I shift my glare back to Seth.
“And you. You walked out with him and didn’t tell me what it was. You didn’t tell me you were stepping into something dangerous.”
Seth gives an unhelpful half smile.
“I had questions. Then Mercer’s guy hit me in the face and the conversation ended.”
Beau snorts once.
“For the record, I didn’t send you into a trap. I had the situation completely in control.”
I exhale slowly, shoulders finally dropping a fraction.
“Don’t ever leave me sitting here like that again.”
The fear still burns. It still sits under my ribs. The rest of it shifts.
Relief can sit in the corner for now, because I am not finished with this conversation.
I walk over to the couch where Seth sits with the ice pack pressed against his temple.
“I’m not done being mad.”
“That’s good then.” Seth looks up at me. “It means you still love me.”
My jaw clenches.

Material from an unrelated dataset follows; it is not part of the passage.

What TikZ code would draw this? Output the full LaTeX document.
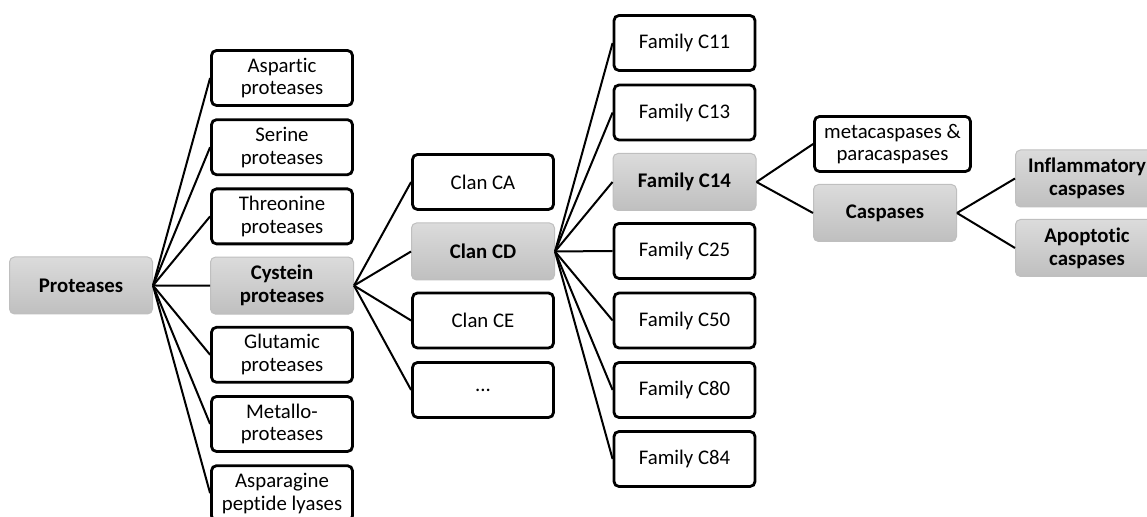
\documentclass[tikz,border=0pt]{standalone}
\usepackage{fontspec}
\setmainfont{Carlito}[Ligatures=NoCommon]
\usetikzlibrary{calc}
\tikzset{
	plainbox/.style={draw=black, line width=1.4pt, rounded corners=2.5pt, fill=white,
		minimum width=70.5pt, minimum height=27.5pt, align=center, inner sep=1pt,
		font=\fontsize{10.4}{11.4}\selectfont},
	greybox/.style={plainbox, draw=black!25, line width=0.5pt, top color=black!14, bottom color=black!25,
		minimum width=71.5pt, minimum height=28.5pt, font=\fontsize{10.4}{11.4}\selectfont\bfseries},
	link/.style={line width=1pt}
}

\begin{document}
\begin{tikzpicture}[x=0.5pt, y=-0.5pt]
			%%%%% START %%%%%
			\useasboundingbox (0, 0) rectangle (1147, 517);
			
			\node[greybox] (protease) at (81, 285.5) {Proteases};
			
			\node[plainbox] (aspartic) at (282, 78) {Aspartic\\proteases};
			\node[plainbox] (serine) at (282, 147.2) {Serine\\proteases};
			\node[plainbox] (threonine) at (282, 216.4) {Threonine\\proteases};
			\node[greybox] (cystein) at (282, 285.6) {Cystein\\proteases};
			\node[plainbox] (glutamic) at (282, 354.8) {Glutamic\\proteases};
			\node[plainbox] (metallo) at (282, 424) {Metallo-\\proteases};
			\node[plainbox] (asparagine) at (282, 493.2) {Asparagine\\peptide lyases};
			
			\node[plainbox] (clanca) at (483, 182) {Clan CA};
			\node[greybox] (clancd) at (483, 251.5) {Clan CD};
			\node[plainbox] (clance) at (483, 320.5) {Clan CE};
			\node[plainbox] (clandots) at (483, 390) {...};
			
			\node[plainbox] (famc11) at (684.5, 43) {Family C11};
			\node[plainbox] (famc13) at (684.5, 112.5) {Family C13};
			\node[greybox] (famc14) at (684.5, 182) {Family C14};
			\node[plainbox] (famc25) at (684.5, 251) {Family C25};
			\node[plainbox] (famc50) at (684.5, 320.5) {Family C50};
			\node[plainbox] (famc80) at (684.5, 390) {Family C80};
			\node[plainbox] (famc84) at (684.5, 459) {Family C84};
			
			\node[plainbox, minimum width=78pt] (meta) at (892.5, 144) {metacaspases \&\\paracaspases};
			\node[greybox] (caspases) at (885, 213) {Caspases};
			
			\node[greybox] (inflam) at (1087, 178.5) {Inflammatory\\caspases};
			\node[greybox] (apopt) at (1087, 248) {Apoptotic\\caspases};
			
			\foreach \n in {aspartic, serine, threonine, cystein, glutamic, metallo, asparagine}
				\draw[link] (protease.east) -- (\n.west);
			\foreach \n in {clanca, clancd, clance, clandots}
				\draw[link] (cystein.east) -- (\n.west);
			\foreach \n in {famc11, famc13, famc14, famc25, famc50, famc80, famc84}
				\draw[link] (clancd.east) -- (\n.west);
			\draw[link] (famc14.east) -- (meta.west);
			\draw[link] (famc14.east) -- (caspases.west);
			\draw[link] (caspases.east) -- (inflam.west);
			\draw[link] (caspases.east) -- (apopt.west);
			
			%%%%% END %%%%%
\end{tikzpicture}
\end{document}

I hold his stare for another beat, then let out a tight breath.
“I’m going to shower. I’ve been sweating my ass off, having panic attacks, thanks to you two geniuses.”
Seth’s mouth curls into a crooked smirk. He shifts on the couch and tries to lean in for a kiss, the ice pack sliding away from his temple. I turn my head just enough that he catches my cheek instead of my mouth.
“Nice try,” I say, standing up.
I head for the stairs before either of them can respond. Krueger follows me a few steps, then stops and pads back to Seth like he can't decide who needs supervision more.
My legs feel heavy as I climb, every muscle aware of how long I have been pacing and waiting and imagining worst case scenarios. The second floor hallway feels too quiet.
Two years ago, I was a regular college student. I worried about finals, rent, and whether I could keep pretending I was fine after my parents died. My biggest fear was wasting my life, not losing it in a shootout or bleeding out on some concrete floor with my name on a warrant.
Now I am a wanted woman. The police have my face on every screen. A psycho murder cult wants me alive long enough to torture me. Every safe house feels temporary. Every quiet moment feels like a countdown to impending doom.
Dr. Feldman would have a field day with this. She would probably write a paper about me if she could. Layers of unresolved grief, chronic trauma, attachment issues, moral injury, all wrapped in felony charges and a body count that keeps growing.
I’m going to need therapy until I die. And that is only if I actually live long enough to sit on some couch again and talk about how fucked up I am.
The water hits my shoulders hard and hot, loud enough to drown out everything else for a minute.
I stand there, letting it run down my spine, over my abdomen, between my thighs, trying to wash the adrenaline out of my skin. My palms press flat against the tile. My forehead rests against the wall. Steam fills the small space until my reflection blurs in the glass.
My chest still feels tight. My thoughts still run in circles. Every worst case scenario replays on a loop behind my closed eyes. Seth on concrete. Seth bleeding. Seth not coming back.
I drag the conditioner through my hair with shaking fingers and rinse it out too fast. I scrub at my body like friction can erase what today has done to my nervous system. My skin is already sensitive from stress and pacing and too much cortisol, but I keep going anyway.
I want peace. But I don't think peace is coming.
This is the life I signed up for. I chose Seth knowing exactly what he is capable of, knowing what follows him, knowing that loving him means living inside danger. I accept all of it. I accept him with blood on his hands and ghosts in his head.
I guess being on the run comes with him.